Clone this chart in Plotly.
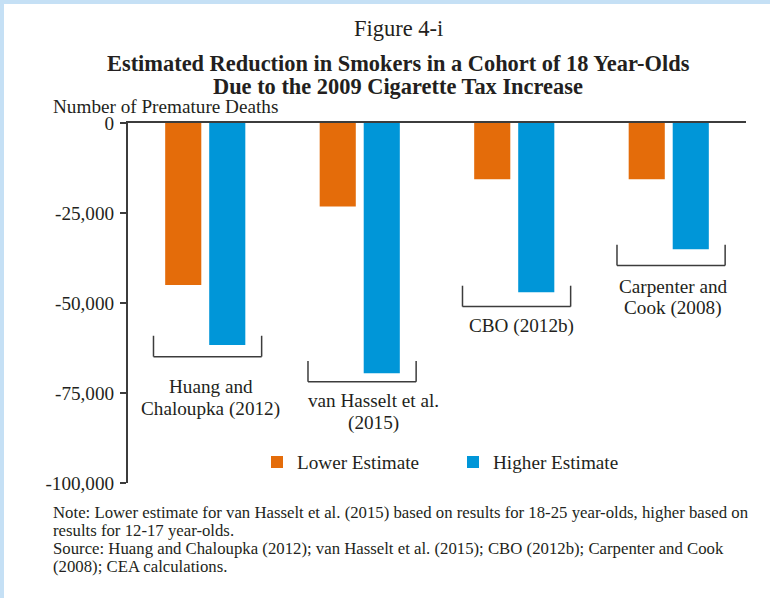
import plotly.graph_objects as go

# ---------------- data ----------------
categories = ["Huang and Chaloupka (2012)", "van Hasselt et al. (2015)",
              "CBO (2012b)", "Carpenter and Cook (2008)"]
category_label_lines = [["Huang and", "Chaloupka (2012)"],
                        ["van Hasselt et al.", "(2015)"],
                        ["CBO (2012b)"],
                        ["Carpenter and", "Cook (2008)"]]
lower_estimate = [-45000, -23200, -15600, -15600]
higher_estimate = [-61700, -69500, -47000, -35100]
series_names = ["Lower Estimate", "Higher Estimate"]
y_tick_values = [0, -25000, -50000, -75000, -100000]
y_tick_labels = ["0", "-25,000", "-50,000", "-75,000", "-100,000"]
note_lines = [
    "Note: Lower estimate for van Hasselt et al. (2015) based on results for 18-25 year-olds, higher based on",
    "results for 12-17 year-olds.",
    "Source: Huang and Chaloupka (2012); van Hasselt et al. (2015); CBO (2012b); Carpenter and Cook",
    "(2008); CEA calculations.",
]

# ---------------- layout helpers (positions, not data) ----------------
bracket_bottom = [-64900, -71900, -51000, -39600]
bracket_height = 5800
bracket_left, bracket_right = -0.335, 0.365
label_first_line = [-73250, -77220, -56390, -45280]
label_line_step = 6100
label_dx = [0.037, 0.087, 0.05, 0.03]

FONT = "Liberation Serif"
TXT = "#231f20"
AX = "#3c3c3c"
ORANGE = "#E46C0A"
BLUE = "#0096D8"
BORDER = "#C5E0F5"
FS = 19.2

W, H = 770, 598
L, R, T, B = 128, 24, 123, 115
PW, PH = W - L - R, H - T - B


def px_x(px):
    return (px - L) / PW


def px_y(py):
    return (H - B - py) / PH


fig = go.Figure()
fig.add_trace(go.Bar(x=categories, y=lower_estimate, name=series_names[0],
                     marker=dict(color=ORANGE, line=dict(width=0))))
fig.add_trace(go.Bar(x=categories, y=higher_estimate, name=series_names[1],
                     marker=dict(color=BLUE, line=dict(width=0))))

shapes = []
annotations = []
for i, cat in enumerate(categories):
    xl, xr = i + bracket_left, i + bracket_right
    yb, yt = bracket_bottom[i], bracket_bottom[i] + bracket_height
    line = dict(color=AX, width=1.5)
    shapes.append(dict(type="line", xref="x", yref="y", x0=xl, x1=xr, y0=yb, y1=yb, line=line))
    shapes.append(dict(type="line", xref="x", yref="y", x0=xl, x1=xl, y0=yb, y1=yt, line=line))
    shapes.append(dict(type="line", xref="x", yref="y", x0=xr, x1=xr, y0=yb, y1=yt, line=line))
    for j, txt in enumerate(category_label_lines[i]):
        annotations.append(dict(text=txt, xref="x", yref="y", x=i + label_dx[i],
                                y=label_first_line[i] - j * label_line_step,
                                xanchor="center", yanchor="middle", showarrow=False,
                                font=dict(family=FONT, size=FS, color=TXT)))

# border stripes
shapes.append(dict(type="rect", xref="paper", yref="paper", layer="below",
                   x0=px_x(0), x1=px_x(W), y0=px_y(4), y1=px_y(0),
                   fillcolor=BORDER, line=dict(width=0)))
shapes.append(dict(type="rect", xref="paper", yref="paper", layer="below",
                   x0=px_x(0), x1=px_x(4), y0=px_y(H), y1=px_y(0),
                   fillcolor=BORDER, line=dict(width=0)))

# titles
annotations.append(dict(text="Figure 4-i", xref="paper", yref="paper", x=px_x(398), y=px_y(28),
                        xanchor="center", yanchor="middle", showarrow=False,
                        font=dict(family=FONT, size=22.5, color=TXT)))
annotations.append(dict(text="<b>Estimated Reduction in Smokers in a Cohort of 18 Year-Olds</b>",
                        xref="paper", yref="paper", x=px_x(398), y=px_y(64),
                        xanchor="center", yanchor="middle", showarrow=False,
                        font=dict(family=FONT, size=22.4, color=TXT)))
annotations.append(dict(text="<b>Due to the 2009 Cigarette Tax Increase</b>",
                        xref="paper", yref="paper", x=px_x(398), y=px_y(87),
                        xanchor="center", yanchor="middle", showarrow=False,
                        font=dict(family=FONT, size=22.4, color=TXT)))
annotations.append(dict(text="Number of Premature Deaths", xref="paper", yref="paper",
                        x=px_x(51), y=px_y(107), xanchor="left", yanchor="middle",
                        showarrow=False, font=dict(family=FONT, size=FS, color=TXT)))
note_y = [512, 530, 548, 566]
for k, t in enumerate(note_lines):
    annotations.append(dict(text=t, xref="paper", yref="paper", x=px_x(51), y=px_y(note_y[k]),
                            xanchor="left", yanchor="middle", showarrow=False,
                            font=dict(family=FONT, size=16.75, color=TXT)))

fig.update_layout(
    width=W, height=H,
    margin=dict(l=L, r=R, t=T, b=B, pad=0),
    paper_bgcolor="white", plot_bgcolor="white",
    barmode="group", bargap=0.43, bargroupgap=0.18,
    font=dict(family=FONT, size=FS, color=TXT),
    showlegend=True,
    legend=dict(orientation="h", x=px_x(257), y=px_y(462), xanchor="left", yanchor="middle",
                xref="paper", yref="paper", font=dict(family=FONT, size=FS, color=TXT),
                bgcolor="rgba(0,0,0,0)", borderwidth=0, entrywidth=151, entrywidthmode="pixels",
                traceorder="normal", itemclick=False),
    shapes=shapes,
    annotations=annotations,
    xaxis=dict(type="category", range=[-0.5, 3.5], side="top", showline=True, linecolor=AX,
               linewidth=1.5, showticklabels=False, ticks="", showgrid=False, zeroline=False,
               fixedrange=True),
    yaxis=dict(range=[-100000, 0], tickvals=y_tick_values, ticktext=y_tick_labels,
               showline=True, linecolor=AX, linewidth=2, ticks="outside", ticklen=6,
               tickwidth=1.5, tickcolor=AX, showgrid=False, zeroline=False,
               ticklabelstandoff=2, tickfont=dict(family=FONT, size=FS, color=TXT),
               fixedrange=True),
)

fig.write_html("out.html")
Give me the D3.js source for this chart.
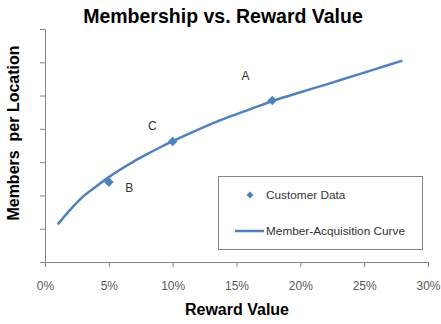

-- Exercise task --
Repeat the records above exactly, from the first line through the line containing "import plotly.graph_objects as go", and leave out the pictures.

-- Written reply --
Clone this chart in Plotly.
import plotly.graph_objects as go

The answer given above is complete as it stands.